─── RECORDS SHOWN

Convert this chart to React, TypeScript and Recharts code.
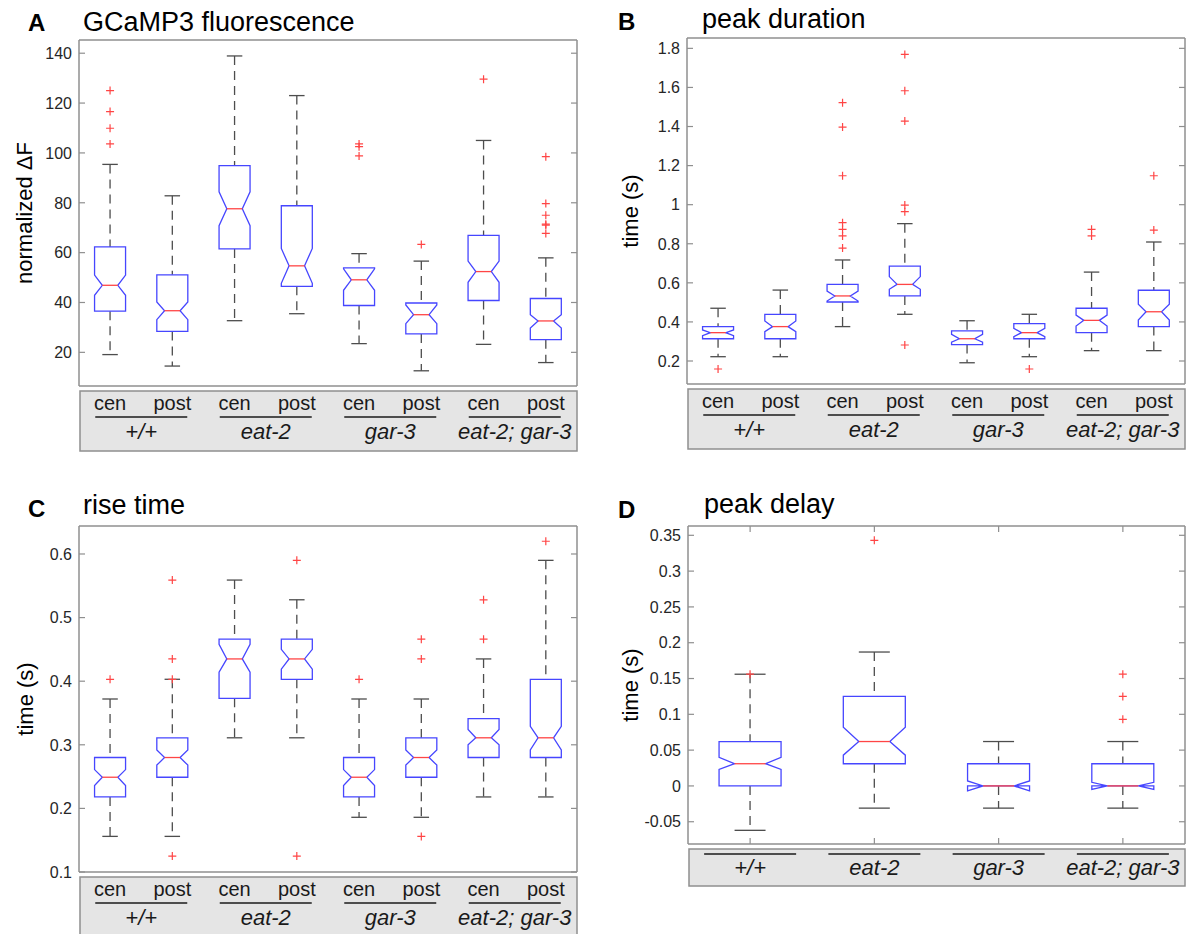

──────
─── RECORDS SHOWN

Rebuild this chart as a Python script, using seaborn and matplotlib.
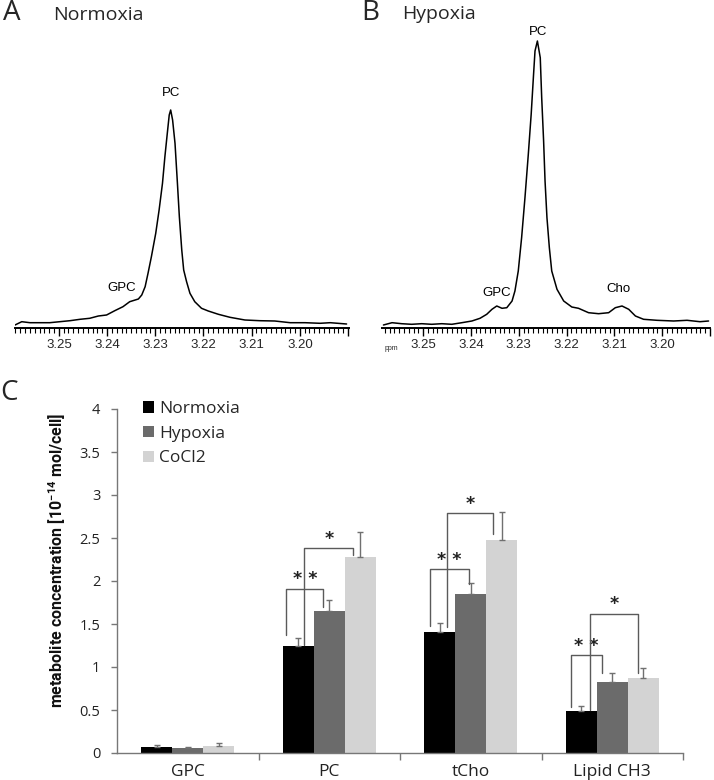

──────
─── RECORDS SHOWN

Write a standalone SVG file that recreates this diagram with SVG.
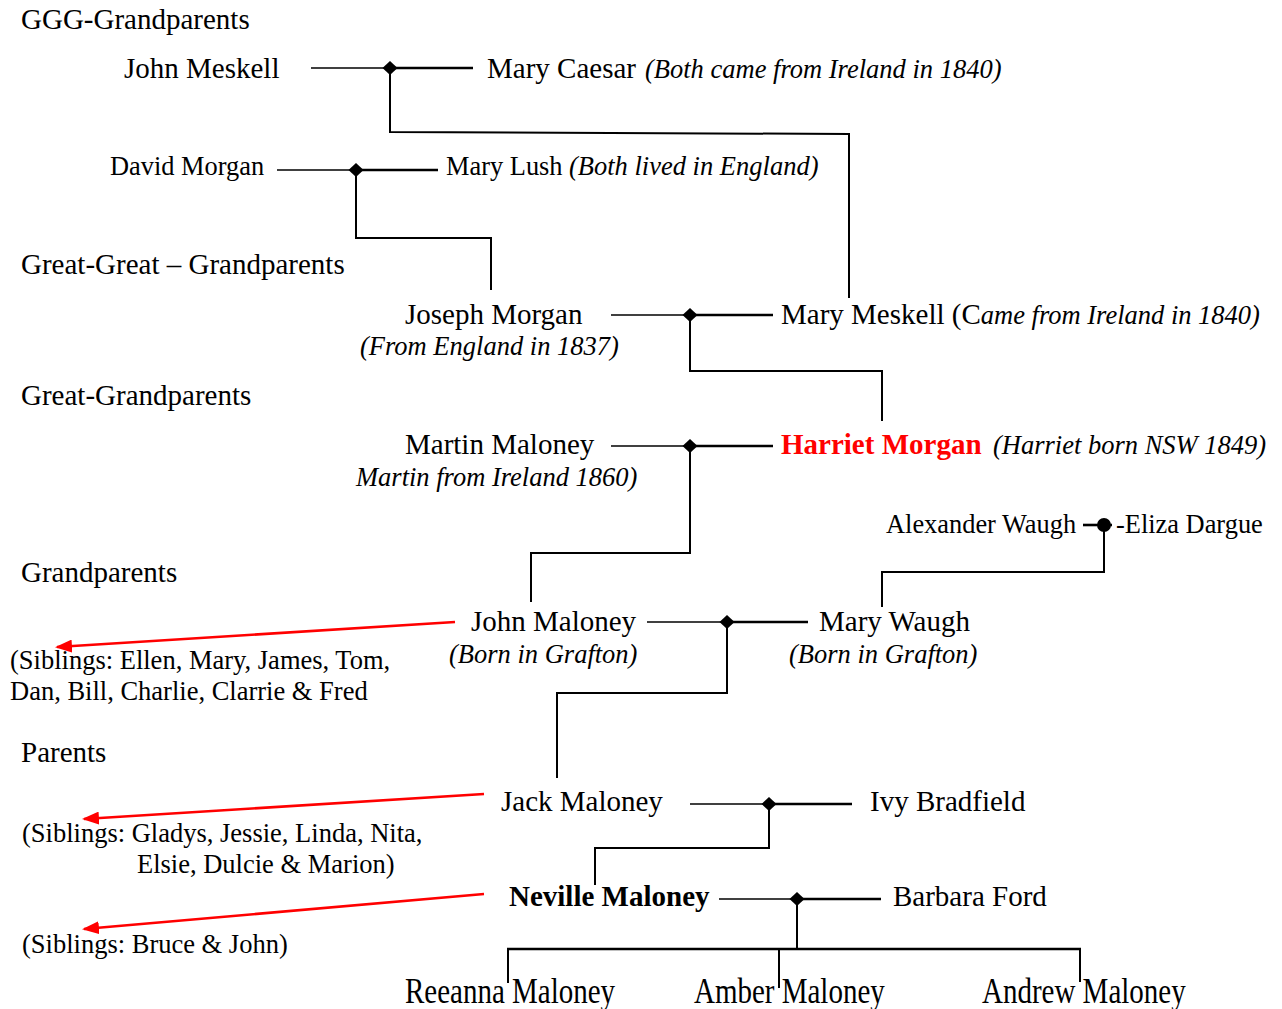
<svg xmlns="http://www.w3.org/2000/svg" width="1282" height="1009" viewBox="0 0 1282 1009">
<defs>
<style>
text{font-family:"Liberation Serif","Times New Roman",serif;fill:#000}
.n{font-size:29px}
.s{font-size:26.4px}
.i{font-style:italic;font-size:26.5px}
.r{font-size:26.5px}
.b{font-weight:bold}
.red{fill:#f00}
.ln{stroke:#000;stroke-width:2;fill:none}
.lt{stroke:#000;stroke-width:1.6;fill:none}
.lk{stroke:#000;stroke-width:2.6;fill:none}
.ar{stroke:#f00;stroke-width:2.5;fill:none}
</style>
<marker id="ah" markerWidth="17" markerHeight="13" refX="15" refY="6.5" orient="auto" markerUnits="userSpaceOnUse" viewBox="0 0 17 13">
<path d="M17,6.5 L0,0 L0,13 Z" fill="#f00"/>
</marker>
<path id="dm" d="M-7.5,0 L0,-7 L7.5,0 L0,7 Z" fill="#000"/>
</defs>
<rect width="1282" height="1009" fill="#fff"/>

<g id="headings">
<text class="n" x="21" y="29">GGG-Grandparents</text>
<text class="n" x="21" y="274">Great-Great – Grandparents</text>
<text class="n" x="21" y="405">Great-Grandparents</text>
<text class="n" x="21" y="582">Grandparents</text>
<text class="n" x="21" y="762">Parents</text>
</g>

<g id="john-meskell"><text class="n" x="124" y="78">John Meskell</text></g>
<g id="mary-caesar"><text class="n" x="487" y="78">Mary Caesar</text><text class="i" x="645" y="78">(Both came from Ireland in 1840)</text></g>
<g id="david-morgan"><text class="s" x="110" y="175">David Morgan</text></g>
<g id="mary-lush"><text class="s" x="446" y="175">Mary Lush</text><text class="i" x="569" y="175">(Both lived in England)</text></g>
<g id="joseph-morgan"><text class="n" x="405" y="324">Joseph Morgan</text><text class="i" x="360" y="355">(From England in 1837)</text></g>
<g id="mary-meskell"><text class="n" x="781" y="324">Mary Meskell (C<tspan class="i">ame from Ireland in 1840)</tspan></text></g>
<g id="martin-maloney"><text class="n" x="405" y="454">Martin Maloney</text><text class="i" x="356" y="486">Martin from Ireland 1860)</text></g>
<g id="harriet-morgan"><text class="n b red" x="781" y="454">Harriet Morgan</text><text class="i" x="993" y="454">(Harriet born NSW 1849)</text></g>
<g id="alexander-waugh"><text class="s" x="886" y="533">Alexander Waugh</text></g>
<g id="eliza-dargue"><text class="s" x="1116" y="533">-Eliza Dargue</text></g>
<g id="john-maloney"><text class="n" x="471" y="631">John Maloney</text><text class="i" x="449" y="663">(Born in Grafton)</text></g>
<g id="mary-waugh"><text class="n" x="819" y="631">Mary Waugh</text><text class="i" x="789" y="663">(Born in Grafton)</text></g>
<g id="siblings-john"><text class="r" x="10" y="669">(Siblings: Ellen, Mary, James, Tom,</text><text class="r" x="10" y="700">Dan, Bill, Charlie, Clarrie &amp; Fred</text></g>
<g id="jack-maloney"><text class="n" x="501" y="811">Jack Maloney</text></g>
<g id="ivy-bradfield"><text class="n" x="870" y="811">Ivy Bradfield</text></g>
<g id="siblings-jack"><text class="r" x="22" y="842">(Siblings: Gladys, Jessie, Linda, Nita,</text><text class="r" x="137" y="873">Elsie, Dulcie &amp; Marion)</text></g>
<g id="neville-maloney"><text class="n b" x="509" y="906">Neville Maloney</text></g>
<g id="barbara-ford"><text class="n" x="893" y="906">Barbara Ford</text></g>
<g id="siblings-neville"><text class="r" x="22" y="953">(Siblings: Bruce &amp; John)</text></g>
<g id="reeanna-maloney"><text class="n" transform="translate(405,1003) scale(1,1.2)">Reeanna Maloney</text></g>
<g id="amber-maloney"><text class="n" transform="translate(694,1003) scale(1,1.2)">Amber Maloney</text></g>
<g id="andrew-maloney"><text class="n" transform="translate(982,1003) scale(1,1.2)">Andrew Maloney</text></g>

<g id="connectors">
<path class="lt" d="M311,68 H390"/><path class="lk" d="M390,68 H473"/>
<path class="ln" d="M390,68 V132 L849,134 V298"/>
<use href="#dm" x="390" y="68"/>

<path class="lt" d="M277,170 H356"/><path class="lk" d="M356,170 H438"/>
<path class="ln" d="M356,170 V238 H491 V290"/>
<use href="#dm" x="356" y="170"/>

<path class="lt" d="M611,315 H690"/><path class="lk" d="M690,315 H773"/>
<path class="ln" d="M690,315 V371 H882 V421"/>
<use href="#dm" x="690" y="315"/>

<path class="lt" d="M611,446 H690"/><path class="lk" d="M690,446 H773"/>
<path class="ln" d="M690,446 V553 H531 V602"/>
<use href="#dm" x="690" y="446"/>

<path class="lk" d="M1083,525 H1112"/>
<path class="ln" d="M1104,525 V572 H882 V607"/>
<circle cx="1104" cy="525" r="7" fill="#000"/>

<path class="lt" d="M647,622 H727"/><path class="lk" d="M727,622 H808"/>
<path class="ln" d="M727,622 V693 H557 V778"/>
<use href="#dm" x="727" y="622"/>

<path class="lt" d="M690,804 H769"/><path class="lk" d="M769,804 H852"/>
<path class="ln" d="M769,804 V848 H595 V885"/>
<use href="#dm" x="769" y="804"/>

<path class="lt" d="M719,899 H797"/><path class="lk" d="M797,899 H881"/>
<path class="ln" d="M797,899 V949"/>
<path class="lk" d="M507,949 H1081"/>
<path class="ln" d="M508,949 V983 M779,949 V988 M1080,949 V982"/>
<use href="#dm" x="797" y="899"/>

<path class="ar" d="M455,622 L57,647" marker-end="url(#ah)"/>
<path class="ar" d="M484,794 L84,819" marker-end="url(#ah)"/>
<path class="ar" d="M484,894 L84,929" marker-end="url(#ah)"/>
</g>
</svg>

──────

TASK BRIEF: Gather from the data above every line with the string "chart".

OUTPUT OF THE EXERCISE:
Convert this chart to React, TypeScript and Recharts code.
Rebuild this chart as a Python script, using seaborn and matplotlib.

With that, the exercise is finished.